IV. LA PRÁCTICA DEL AMOR

IV. LA PRÁCTICA DEL AMOR – Erich Fromm

EL ARTE DE AMAR – Erich Fromm

IV. LA PRÁCTICA DEL AMOR

Habiendo examinado ya el aspecto teórico del arte de amar, nos enfrentamos ahora con un problema mucho más difícil, el de la práctica del arte de amar. ¿Puede aprenderse algo acerca de la práctica de un arte, excepto practicándolo?

La dificultad del problema se ve aumentada por el hecho de que la mayoría de la gente de hoy en día, y, por lo tanto, muchos de los lectores de este libro, esperan recibir recetas del tipo «cómo debe usted hacerlo», y eso significa, en nuestro caso, que se les enseñe a amar. Mucho me temo que quien comience este último capítulo con tales esperanzas resultará sumamente decepcionado. Amar es una experiencia personal que sólo podemos tener por y para nosotros mismos; en realidad, prácticamente no existe nadie que no haya tenido esa experiencia, por lo menos en una forma rudimentaria, cuando niño, adolescente o adulto. Lo que un examen de la práctica del amor puede hacer es considerar las premisas del arte de amar, los enfoques, por así decirlo, de la cuestión, y la práctica de esas premisas y esos enfoques.
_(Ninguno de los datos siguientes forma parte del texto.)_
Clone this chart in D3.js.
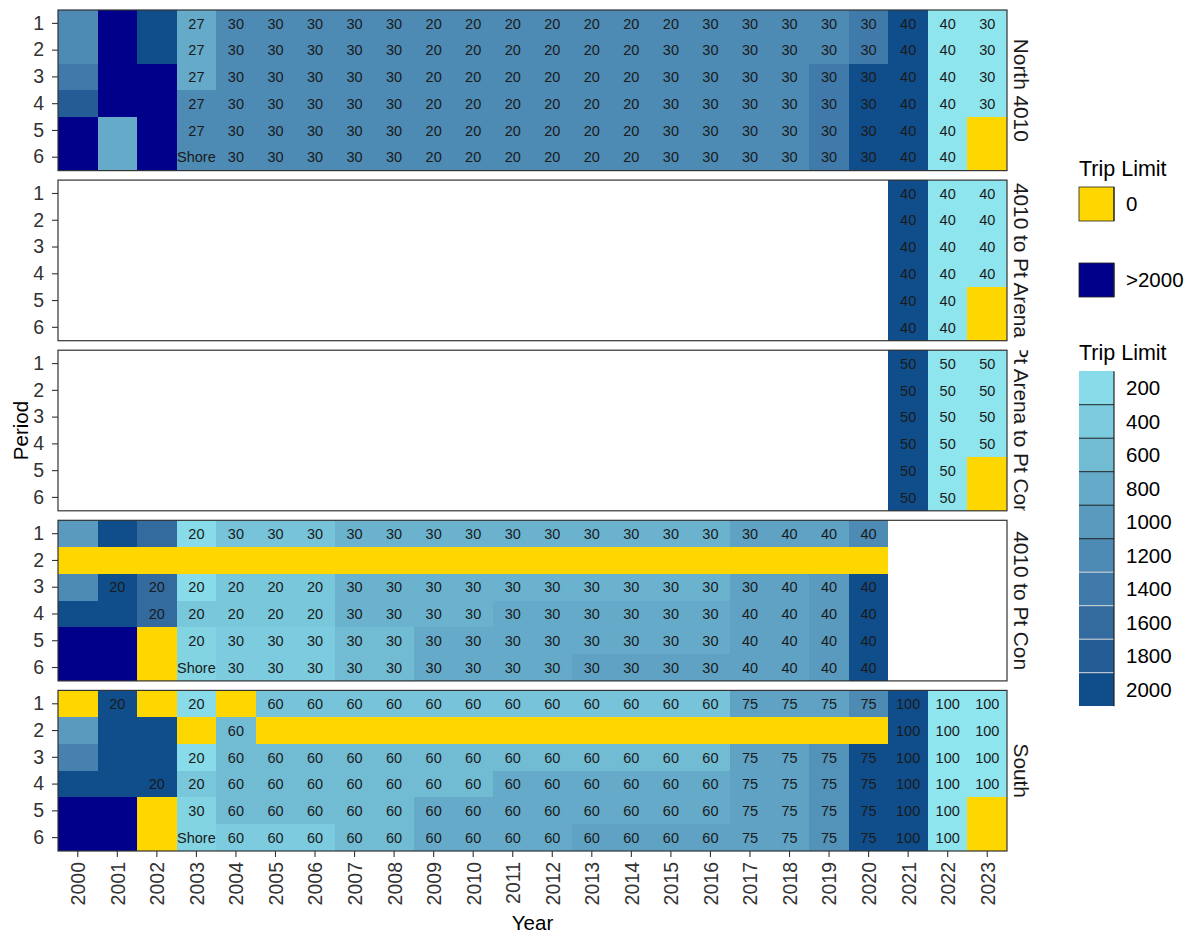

Los pasos hacia la meta sólo puede darlos uno mismo, y el examen concluye antes de que se dé el paso decisivo. Sin embargo, creo que el examen de los enfoques puede resultar útil para el dominio del arte -por lo menos para quienes han dejado de esperar «recetas»-.

La práctica de cualquier arte tiene ciertos requisitos generales, independientes por completo de que el arte en cuestión sea la carpintería, la medicina o el arte de amar. En primer lugar, la práctica de un arte requiere disciplina. Nunca haré nada bien si no lo hago de una manera disciplinada; cualquier cosa que haga sólo porque estoy en el «estado de ánimo apropiado», puede constituir un «hobby» agradable o entretenido, mas nunca llegaré a ser un maestro en ese arte. Pero el problema no consiste únicamente en la disciplina relativa a la práctica de un arte particular (digamos practicar todos los días durante cierto número de horas), sino en la disciplina en toda la vida. Podía pensarse que para el hombre moderno nada es más fácil de aprender que la disciplina. ¿Acaso no pasa ocho horas diarias de manera sumamente disciplinada en un trabajo donde impera una estricta rutina? Lo cierto, en cambio, es que el hombre moderno es excesivamente indisciplinado fuera de la esfera del trabajo. Cuando no trabaja, quiere estar ocioso, haraganear, o, para usar una palabra más agradable, «relajarse». Ese deseo de ociosidad constituye, en gran parte, una reacción contra la rutinización de la vida. Precisamente porque el hombre está obligado durante ocho horas diarias a gastar su energía con fines ajenos, en formas que no le son propias, sino prescritas por el ritmo del trabajo, se rebela, y su rebeldía toma la forma de una complacencia infantil para consigo mismo. Además, en la batalla contra el autoritarismo, ha llegado a desconfiar de toda disciplina, tanto de la impuesta por la autoridad irracional como de la disciplina racional autoimpuesta. Sin esa disciplina, empero, la vida se torna caótica y carece de concentración.